Только была одна проблема: «Wydawnictwo Literackie» не могло платить авторам в валюте. Право на это имели только три издательства: «PWN», «PIW» и «Czytelnik». Это не было прописано ни в одном законе или распоряжении, просто происходило из чего-то, что в ПНР было важнее, чем конституция и кодексы – бюрократической инерции. Так было всегда, потому, если бы «Wydawnictwo Literackie» вдруг попыталось нарушить эту систему, распределение валюты отобрали бы у кого-то другого. Этот кто-то, разумеется, при первой же возможности отомстил бы, так что никто не был заинтересован в том, чтобы нарушать эти правила. Всё в том режиме так работало[397].
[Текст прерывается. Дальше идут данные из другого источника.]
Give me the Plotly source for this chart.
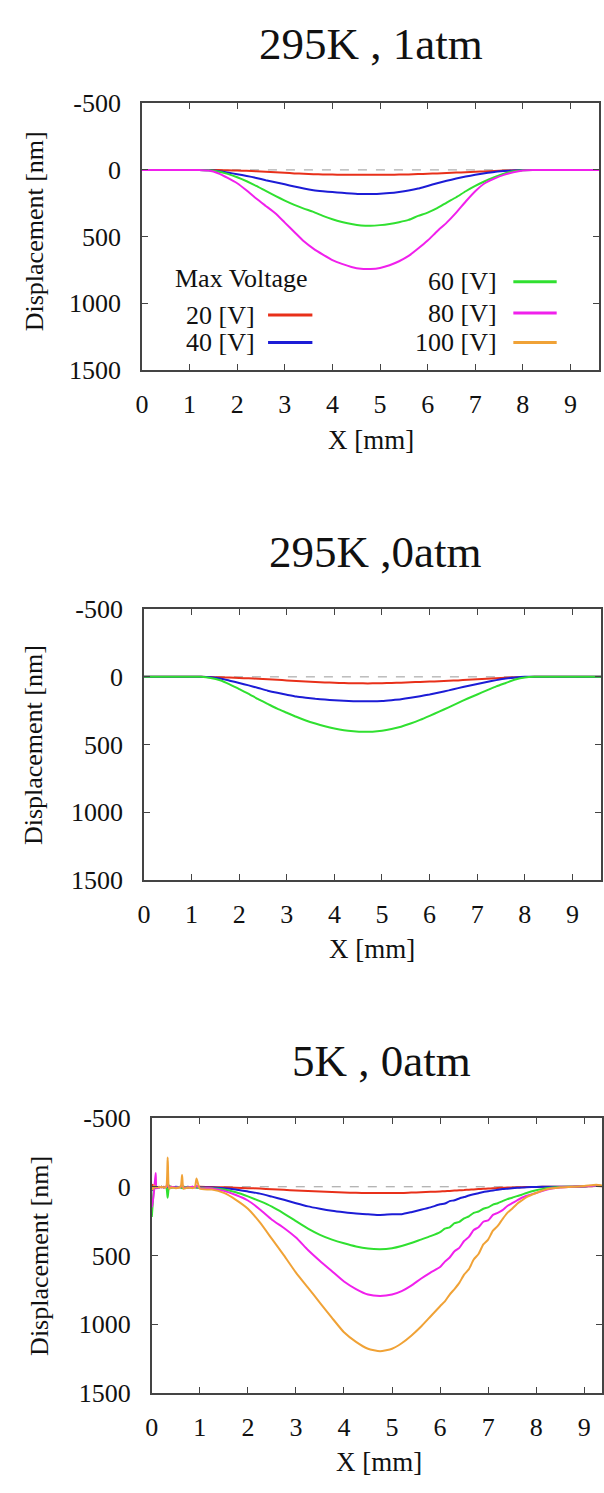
import plotly.graph_objects as go

W, H = 604, 1493

# ---------------- data ----------------
X_TOP = [0.0, 0.2, 0.4, 0.6, 0.8, 1.0, 1.2, 1.4, 1.6, 1.8, 2.0, 2.2, 2.4, 2.6, 2.8,
         3.0, 3.2, 3.4, 3.6, 3.8, 4.0, 4.2, 4.4, 4.6, 4.8, 5.0, 5.2, 5.4, 5.6, 5.8,
         6.0, 6.2, 6.4, 6.6, 6.8, 7.0, 7.2, 7.4, 7.6, 7.8, 8.0, 8.2, 8.4, 8.6, 8.8,
         9.0, 9.2, 9.4, 9.6]

# 295K, 1atm
P1_20V = [0, 0, 0, 0, 0, 0, 0, 0, 1, 3, 5, 7, 10, 14, 18, 22, 26, 29, 32, 34, 35, 36, 37, 37, 37,
          36, 36, 35, 34, 31, 29, 26, 23, 20, 17, 14, 11, 8, 5, 3, 1, 0, 0, 0, 0, 0, 0, 0, 0]
P1_40V = [0, 0, 0, 0, 0, 0, 0, 2, 8, 20, 32, 45, 60, 77, 92, 108, 125, 140, 152, 160, 166, 172, 177, 181, 181,
          178, 174, 166, 155, 140, 120, 100, 82, 65, 50, 37, 25, 15, 9, 4, 1, 0, 0, 0, 0, 0, 0, 0, 0]
P1_60V = [0, 0, 0, 0, 0, 0, 0, 3, 12, 30, 55, 85, 120, 158, 195, 230, 262, 290, 315, 345, 370, 390, 405, 416, 419,
          414, 405, 392, 375, 345, 320, 287, 245, 205, 160, 120, 85, 55, 28, 10, 2, 0, 0, 0, 0, 0, 0, 0, 0]
P1_80V = [0, 0, 0, 0, 0, 0, 0, 5, 25, 60, 100, 155, 215, 270, 325, 395, 465, 535, 590, 635, 676, 705, 728, 742, 743,
          735, 715, 685, 645, 590, 530, 460, 395, 320, 237, 160, 100, 65, 37, 18, 5, 0, 0, 0, 0, 0, 0, 0, 0]

# 295K, 0atm
P2_20V = [0, 0, 0, 0, 0, 0, 0, 1, 3, 5, 8, 11, 14, 18, 22, 26, 30, 34, 38, 41, 44, 46, 47, 48, 48,
          47, 45, 43, 40, 37, 35, 32, 29, 26, 22, 18, 14, 10, 6, 3, 1, 0, 0, 0, 0, 0, 0, 0, 0]
P2_40V = [0, 0, 0, 0, 0, 0, 0, 3, 12, 28, 45, 63, 82, 102, 118, 132, 145, 154, 162, 168, 173, 177, 180, 181, 181,
          178, 172, 165, 155, 143, 130, 115, 100, 83, 67, 52, 38, 24, 12, 4, 0, 0, 0, 0, 0, 0, 0, 0, 0]
P2_60V = [0, 0, 0, 0, 0, 0, 0, 8, 25, 55, 90, 125, 165, 200, 235, 265, 295, 322, 345, 365, 382, 395, 402, 406, 405,
          398, 385, 368, 345, 318, 288, 257, 225, 192, 160, 130, 100, 70, 45, 20, 5, 0, 0, 0, 0, 0, 0, 0, 0]

# 5K, 0atm
X_5K = [0, 0.02, 0.05, 0.08, 0.1, 0.15, 0.2, 0.25, 0.3, 0.33, 0.36, 0.4, 0.5, 0.6, 0.63, 0.66, 0.75, 0.85, 0.9, 0.93,
        1.0, 1.25, 1.5, 1.75, 2.0, 2.25, 2.5, 2.75, 3.0, 3.25, 3.5, 3.75, 4.0, 4.25, 4.5, 4.75,
        5.0, 5.2, 5.4, 5.6, 5.8,
        6.0, 6.1, 6.2, 6.3, 6.4, 6.5, 6.6, 6.7, 6.8, 6.9, 7.0, 7.1, 7.2, 7.3, 7.4, 7.5, 7.6, 7.7, 7.8,
        8.0, 8.25, 8.5, 8.75, 9.0, 9.25, 9.37]
P3_20V = [0, -15, 5, 0, 5, 0, 5, 0, 5, 0, 5, 0, 5, 0, 5, 0, 5, 0, 5, 0,
          0, 2, 4, 7, 10, 13, 18, 22, 27, 31, 35, 39, 42, 44, 45, 46,
          45, 45, 42, 40, 37,
          34, 32, 30, 28, 26, 24, 21, 19, 17, 15, 13, 11, 9, 7, 6, 5, 4, 3, 2,
          1, 0, 0, 0, -2, -5, -3]
P3_40V = [30, 10, 0, 5, 0, 5, 0, 5, 0, 5, 0, 5, 0, 5, 0, 5, 0, 5, 0, 5,
          5, 5, 10, 20, 35, 50, 72, 95, 120, 143, 160, 175, 186, 195, 200, 205,
          200, 200, 185, 168, 150,
          128, 122, 105, 98, 85, 75, 64, 55, 47, 38, 33, 27, 22, 17, 14, 11, 8, 6, 4,
          1, 0, 0, 0, -3, -8, -5]
P3_60V = [220, 120, 0, 10, 5, 5, 0, 5, 0, 80, -10, 5, 5, 0, 10, 0, 5, 5, 0, 5,
          8, 10, 20, 40, 70, 105, 145, 195, 250, 305, 350, 385, 412, 435, 450, 455,
          448, 432, 410, 385, 360,
          330, 305, 295, 265, 255, 230, 215, 190, 180, 160, 150, 130, 120, 105, 90, 80, 68, 58, 45,
          26, 8, 2, 0, -3, -8, -5]
P3_80V = [150, 110, 20, -100, 10, 5, 0, 5, 0, -20, 10, 0, 5, 0, -15, 5, 5, 0, 5, -10,
          10, 12, 30, 60, 100, 165, 240, 300, 370, 460, 540, 615, 690, 745, 785, 795,
          785, 760, 720, 670, 625,
          585, 545, 515, 470, 445, 395, 365, 315, 295, 255, 245, 205, 190, 170, 140, 120, 100, 80, 65,
          45, 18, 5, 0, -3, -10, -5]
P3_100V = [0, 20, -10, 5, 0, 5, 0, 5, 0, -214, 15, 5, 10, 0, -86, 15, 5, 10, 0, -60,
           15, 20, 45, 95, 160, 260, 380, 500, 625, 735, 845, 955, 1060, 1130, 1180, 1198,
           1180, 1140, 1085, 1020, 945,
           870, 835, 785, 745, 700, 640, 600, 530, 490, 420, 385, 320, 285, 235, 190, 160, 125, 100, 75,
           45, 15, 5, 0, -5, -15, -10]

TITLES = ["295K , 1atm", "295K ,0atm", "5K , 0atm"]
LEGEND_TITLE = "Max Voltage"
LABELS = {"20": "20 [V]", "40": "40 [V]", "60": "60 [V]", "80": "80 [V]", "100": "100 [V]"}
X_TICKS = [0, 1, 2, 3, 4, 5, 6, 7, 8, 9]
Y_TICKS = [-500, 0, 500, 1000, 1500]
Y_TICK_TEXT = ["-500", "0", "500", "1000", "1500"]
Y_TITLE = "Displacement [nm]"
X_TITLE = "X [mm]"

COLORS = {"20": "#e8301a", "40": "#1c1cd6", "60": "#30e030", "80": "#f020ec", "100": "#f0a236"}

panels = [
    (X_TOP, {"20": P1_20V, "40": P1_40V, "60": P1_60V, "80": P1_80V}),
    (X_TOP, {"20": P2_20V, "40": P2_40V, "60": P2_60V}),
    (X_5K, {"20": P3_20V, "40": P3_40V, "60": P3_60V, "80": P3_80V, "100": P3_100V}),
]

# ---------------- layout geometry (pixels) ----------------
FONT = "Liberation Serif"
# left, right, top, bottom (px), x max
geo = [
    (137, 601, 91, 363, 9.6),
    (139, 603, 607, 883, 9.6),
    (147, 604, 1126, 1406, 9.37),
]
title_pos = [(370, 31), (374, 549), (380, 1068)]
ytitle_pos = [(28, 222), (27, 746), (33, 1267)]
xtitle_pos = [(369, 434), (371, 954), (378, 1477)]


def px(x):
    return x / W


def py(y):
    return 1 - y / H


fig = go.Figure()
layout = dict(
    width=W, height=H, margin=dict(l=0, r=0, t=0, b=0),
    paper_bgcolor="white", plot_bgcolor="white", showlegend=False,
    font=dict(family=FONT, size=25, color="#111"),
)
annotations = []
shapes = []

for i, ((xs, series), (l, r, t, b, xmax)) in enumerate(zip(panels, geo)):
    n = "" if i == 0 else str(i + 1)
    for key, ys in series.items():
        fig.add_trace(go.Scatter(x=xs, y=ys, mode="lines", xaxis="x" + n, yaxis="y" + n,
                                 line=dict(color=COLORS[key], width=2, shape="spline", smoothing=0.5)))
    layout["xaxis" + n] = dict(
        domain=[px(l), px(r)], anchor="y" + n, range=[0, xmax],
        tickvals=X_TICKS, ticks="inside", ticklen=6, tickwidth=1.2, tickcolor="#444",
        showline=True, linecolor="#444", linewidth=1.5, mirror="ticks",
        showgrid=False, zeroline=False, ticklabelstandoff=10,
        tickfont=dict(family=FONT, size=26, color="#111"),
    )
    layout["yaxis" + n] = dict(
        domain=[py(b), py(t)], anchor="x" + n, range=[1500, -500],
        tickvals=Y_TICKS, ticktext=Y_TICK_TEXT, ticks="inside", ticklen=6, tickwidth=1.2, tickcolor="#444",
        showline=True, linecolor="#444", linewidth=1.5, mirror="ticks",
        showgrid=False, zeroline=False, ticklabelstandoff=14,
        tickfont=dict(family=FONT, size=26, color="#111"),
    )
    # dashed zero line
    shapes.append(dict(type="line", xref="x" + n, yref="y" + n, x0=0, x1=xmax, y0=0, y1=0,
                       line=dict(color="#999", width=1, dash="dash"), layer="below"))
    tx, ty = title_pos[i]
    annotations.append(dict(text=TITLES[i], x=px(tx), y=py(ty), xref="paper", yref="paper",
                            showarrow=False, xanchor="center", yanchor="middle",
                            font=dict(family=FONT, size=45, color="#111")))
    yx, yy = ytitle_pos[i]
    annotations.append(dict(text=Y_TITLE, x=px(yx), y=py(yy), xref="paper", yref="paper",
                            showarrow=False, xanchor="center", yanchor="middle", textangle=-90,
                            font=dict(family=FONT, size=26, color="#111")))
    xx, xy = xtitle_pos[i]
    annotations.append(dict(text=X_TITLE, x=px(xx), y=py(xy), xref="paper", yref="paper",
                            showarrow=False, xanchor="center", yanchor="middle",
                            font=dict(family=FONT, size=27, color="#111")))

# legend (manual, in panel 1)
annotations.append(dict(text=LEGEND_TITLE, x=px(238), y=py(270), xref="paper", yref="paper",
                        showarrow=False, xanchor="center", yanchor="middle",
                        font=dict(family=FONT, size=26, color="#111")))
leg = [("20", 254, 307, 265, 310), ("40", 254, 335, 265, 310),
       ("60", 499, 273, 514, 558), ("80", 499, 305, 514, 558), ("100", 499, 335, 514, 558)]
for key, tx, ty, lx0, lx1 in leg:
    annotations.append(dict(text=LABELS[key], x=px(tx), y=py(ty), xref="paper", yref="paper",
                            showarrow=False, xanchor="right", yanchor="middle",
                            font=dict(family=FONT, size=26, color="#111")))
    shapes.append(dict(type="line", xref="paper", yref="paper", x0=px(lx0), x1=px(lx1),
                       y0=py(ty), y1=py(ty), line=dict(color=COLORS[key], width=3)))

layout["annotations"] = annotations
layout["shapes"] = shapes
fig.update_layout(**layout)
fig.write_html("out.html")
Сначала Лем недооценил эту проблему[398]. В конце концов, он и сам был в такой же ситуации, так что ему хорошо знакомо решение. Писатель должен приехать за счет издательства, забрать гонорар в местной валюте и потратить всё на месте – так он поступал в Праге, Москве или Берлине.
Действительно, часто это решало проблему. Феномен популярности в ПНР латиноамериканской литературы – моё поколение зачитывалось им в возрасте средней школы – частично объяснялся тем, что тамошние писатели просто соглашались на это. Они приезжали в Польшу за счёт издательства, их селили в Варшаве или Кракове в дорогом отеле, а потом они тратили свои злотые на что хотели. Один купил лошадь, а второй – почти как герой Бареи – выехал одетый в пять кафтанов, ещё кто-то за одну ночь спустил всё на девочек и алкоголь, а на следующий день требовал в долг, чтобы хотя бы дотянуть до конца пребывания. Об их приключениях до сих пор ходят анекдоты среди ветеранов издательского рынка ПНР, и это, безусловно, заслуживает отдельной книги.
Планы Лема в любом случае предусматривали подобное решение проблемы: «Дик должен смириться с тем, что деньги сможет получить только в злотых», – писал он Роттенштайнеру ещё в 1971 году[399]. Однако Дик был более трудным случаем, чем латиноамериканские авторы. В 1971 году распался его очередной брак, он был на пороге бездомности. Зависимый от амфетаминов и других наркотиков, по уши в долгах от дилеров.
В то же время, когда Лем переписывался с Роттенштайнером на тему возможности издать его роман в Польше, Дик стал жертвой воровства. Полиция подозревала, что он сам всё подстроил, чтобы иметь оправдание перед своими кредиторами. Судя по тому, как этот период своей жизни Дик описывает в романах «Валис» и «Помутнение», так могло быть на самом деле.